Thanks Marty. Guess I got a little excited when I saw the word 'octant' in the records.
I don't actually remember how we sorted it all out.
But the trusty search function
leads me to this pretty excellent paragraph
:P. V. H. Weems,
Air Navigation, 1938, second edition, p. 301:
"Since an arc of 45 degrees is one-eighth of a circle, instruments of this general type, having a maximum angle of 45 degrees between the two reflectors, are known as octants. Instruments having an arc or limb of 60 degrees, or one-sixth of a circle, for measuring the angle between reflectors are called sextants, and those having arcs of 90 degrees, or one-quarter of a circle are called quadrants. Either octants or sextants are suitable for aerial use, but the quadrant is too bulky. For a great many years practically all instruments used by marine navigators for measuring altitudes have been sextants, and the term sextant has become so generally used that it is now applied to all instruments for measuring altitudes of heavenly bodies whether they are actually quadrants, sextants, or octants."
Good arguments can be made either way.
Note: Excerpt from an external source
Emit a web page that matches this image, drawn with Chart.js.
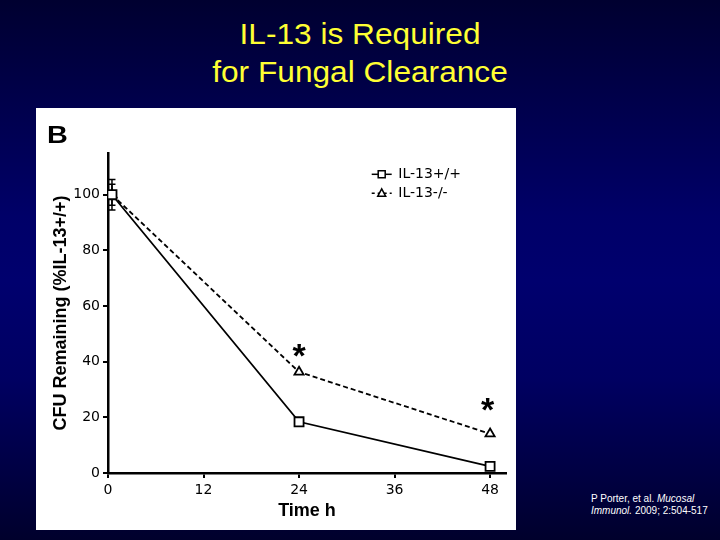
<!DOCTYPE html>
<html>
<head>
<meta charset="utf-8">
<script src="https://cdn.jsdelivr.net/npm/chart.js@4.4.1/dist/chart.umd.min.js"></script>
<style>
  html, body { margin: 0; padding: 0; }
  body {
    width: 720px; height: 540px; overflow: hidden; position: relative;
    background: linear-gradient(180deg, #000030 0%, #00004a 18%, #000068 40%, #00006e 52%, #000062 70%, #000042 88%, #00002c 100%);
    font-family: "Liberation Sans", Arial, sans-serif;
  }
  #title {
    position: absolute; left: 0; width: 720px; top: 14.6px;
    text-align: center; color: #ffff33; font-size: 30px; line-height: 38px;
    transform: scaleX(1.055); transform-origin: 360px 0;
  }
  #panel {
    position: absolute; left: 36px; top: 108px; width: 480px; height: 422px; background: #fff;
  }
  #panelLabel {
    position: absolute; left: 11px; top: 14.7px; font-weight: bold; font-size: 24px; line-height: 24px;
    color: #000; transform: scaleX(1.2); transform-origin: 0 0;
  }
  #cite {
    position: absolute; left: 591px; top: 493px; color: #fff; font-size: 10px; line-height: 12px;
  }
  canvas { position: absolute; left: 0; top: 0; }
</style>
</head>
<body>
<div id="title">IL-13 is Required<br>for Fungal Clearance</div>
<div id="panel">
  <canvas id="c" width="480" height="422"></canvas>
  <div id="panelLabel">B</div>
</div>
<div id="cite">P Porter, et al. <i>Mucosal</i><br><i>Immunol.</i> 2009; 2:504-517</div>
<script>
// ---- data ----
const times = [0.5, 24, 48];
const wtLabel = "IL-13+/+";
const koLabel = "IL-13-/-";
const wtValues = [100, 18.4, 2.4];
const koValues = [100, 36.3, 14.1];
const wtErr = [5.5, 0, 0];
const koErr = [3.8, 0, 0];
const sigTimes = [24, 47.7];
const sigValues = [44.1, 24.5];
const xTicks = [0, 12, 24, 36, 48];
const yTicks = [0, 20, 40, 60, 80, 100];
const xTitle = "Time h";
const yTitle = "CFU Remaining (%IL-13+/+)";

const wtData = times.map((t, i) => ({ x: t, y: wtValues[i] }));
const koData = times.map((t, i) => ({ x: t, y: koValues[i] }));

const errorBars = {
  id: 'errorBars',
  beforeDatasetsDraw(chart) {
    const ctx = chart.ctx, xs = chart.scales.x, ys = chart.scales.y;
    ctx.save();
    ctx.strokeStyle = '#000';
    ctx.lineWidth = 1.5;
    [[wtValues, wtErr], [koValues, koErr]].forEach(([vals, errs]) => {
      vals.forEach((v, i) => {
        if (!errs[i]) return;
        const px = xs.getPixelForValue(times[i]);
        const top = ys.getPixelForValue(v + errs[i]);
        const bot = ys.getPixelForValue(v - errs[i]);
        ctx.beginPath();
        ctx.moveTo(px, top); ctx.lineTo(px, bot);
        ctx.moveTo(px - 3.5, top); ctx.lineTo(px + 3.5, top);
        ctx.moveTo(px - 3.5, bot); ctx.lineTo(px + 3.5, bot);
        ctx.stroke();
      });
    });
    ctx.restore();
  }
};

const extras = {
  id: 'extras',
  afterDraw(chart) {
    const ctx = chart.ctx, xs = chart.scales.x, ys = chart.scales.y;
    ctx.save();
    // significance asterisks
    ctx.fillStyle = '#000';
    ctx.font = 'bold 34px "Liberation Sans", Arial, sans-serif';
    ctx.textAlign = 'center';
    ctx.textBaseline = 'alphabetic';
    sigTimes.forEach((t, i) => {
      const m = ctx.measureText('*');
      const cx = xs.getPixelForValue(t);
      const cy = ys.getPixelForValue(sigValues[i]);
      ctx.fillText('*', cx, cy + (m.actualBoundingBoxAscent - m.actualBoundingBoxDescent) / 2);
    });
    // legend
    const rows = [
      { label: wtLabel, dash: [], marker: 'rect', y: 66.3 },
      { label: koLabel, dash: [3, 3], marker: 'triangle', y: 85.3 }
    ];
    const x0 = 335.7, x1 = 355.7, xm = (x0 + x1) / 2;
    rows.forEach(r => {
      ctx.strokeStyle = '#000';
      ctx.lineWidth = 1.5;
      ctx.setLineDash(r.dash);
      ctx.beginPath(); ctx.moveTo(x0, r.y); ctx.lineTo(x1, r.y); ctx.stroke();
      ctx.setLineDash([]);
      ctx.fillStyle = '#fff';
      ctx.beginPath();
      if (r.marker === 'rect') {
        ctx.rect(xm - 3.5, r.y - 3.5, 7, 7);
      } else {
        ctx.moveTo(xm, r.y - 4.5);
        ctx.lineTo(xm + 4, r.y + 3);
        ctx.lineTo(xm - 4, r.y + 3);
        ctx.closePath();
      }
      ctx.fill(); ctx.stroke();
      ctx.fillStyle = '#000';
      ctx.font = '14px "DejaVu Sans", sans-serif';
      ctx.textAlign = 'left';
      ctx.textBaseline = 'middle';
      ctx.fillText(r.label, 362.3, r.y + 0.5);
    });
    ctx.restore();
  }
};

new Chart(document.getElementById('c'), {
  type: 'line',
  data: {
    datasets: [
      {
        label: wtLabel, data: wtData,
        borderColor: '#000', borderWidth: 1.8, backgroundColor: '#fff',
        pointStyle: 'rect', pointRadius: 6.4, pointBorderWidth: 1.8,
        pointBackgroundColor: '#fff', pointBorderColor: '#000', tension: 0
      },
      {
        label: koLabel, data: koData,
        borderColor: '#000', borderWidth: 1.8, borderDash: [5, 3], backgroundColor: '#fff',
        pointStyle: 'triangle', pointRadius: 5.3, pointBorderWidth: 1.8,
        pointBackgroundColor: '#fff', pointBorderColor: '#000', tension: 0
      }
    ]
  },
  options: {
    responsive: false,
    animation: false,
    events: [],
    layout: { padding: { top: 45, right: 10, left: 0, bottom: 0 } },
    plugins: { legend: { display: false }, tooltip: { enabled: false } },
    scales: {
      x: {
        type: 'linear', min: 0, max: 50,
        afterBuildTicks: s => { s.ticks = xTicks.map(v => ({ value: v })); },
        afterFit: s => { s.height = 57; },
        grid: { drawOnChartArea: false, drawTicks: true, tickLength: 5, color: '#000', lineWidth: 2 },
        border: { display: true, color: '#000', width: 2.5 },
        ticks: { color: '#000', font: { family: '"DejaVu Sans", sans-serif', size: 14 }, padding: 4, maxRotation: 0 },
        title: { display: true, text: xTitle, color: '#000',
          font: { family: '"Liberation Sans", Arial, sans-serif', size: 18, weight: 'bold' },
          padding: { top: 0, bottom: 8 } }
      },
      y: {
        type: 'linear', min: 0, max: 115,
        afterBuildTicks: s => { s.ticks = yTicks.map(v => ({ value: v })); },
        afterFit: s => { s.width = 72; },
        grid: { drawOnChartArea: false, drawTicks: true, tickLength: 5, color: '#000', lineWidth: 2 },
        border: { display: true, color: '#000', width: 2.5 },
        ticks: { color: '#000', font: { family: '"DejaVu Sans", sans-serif', size: 14 }, padding: 3 },
        title: { display: true, text: yTitle, color: '#000',
          font: { family: '"Liberation Sans", Arial, sans-serif', size: 18, weight: 'bold' },
          padding: { top: 14, bottom: 0 } }
      }
    }
  },
  plugins: [errorBars, extras]
});
</script>
</body>
</html>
The best I can think of against the identifcation of the Niku box as the Manning/Navy box is this: although the word "sextant" could be used for "quadrants, sextants, or octants," it does not logically follow that the word "octant" could be used to stand for "sextant." If the naval telegrams are correct that the instrument loaned to Manning was an octant, and if the investigation in Fiji was correct that the box found on Niku was definitely for a sextant, then it follows that the box found on Niku cannot have housed the instrument on loan to Noonan.
But Noonan may have both borrowed an octant and taken his own sextant. The Niku box does not have
to be the Manning/Navy box in order to be from the fatal flight.
The folks in Fiji who examined the box
reported that it had two numbers on it: "3500 (stencilled) and 1542." We have found quite a large number of boxes with two four-digit numbers on them. Brandis instruments that were collimated by the Navy had a maker's serial number and a Naval Observatory number on them.
If you look on the table of sextant numbers,
there is this little subset:Brandis:Naval Observatory
-- numbers on box found on Niku
Nothing we have found so far disqualifies the box on Niku from having come from Brandis via the Navy. It is an interesting coincidence. It does not seem to me to be entirely inconceivable that the Niku box might have been the Manning/Navy box.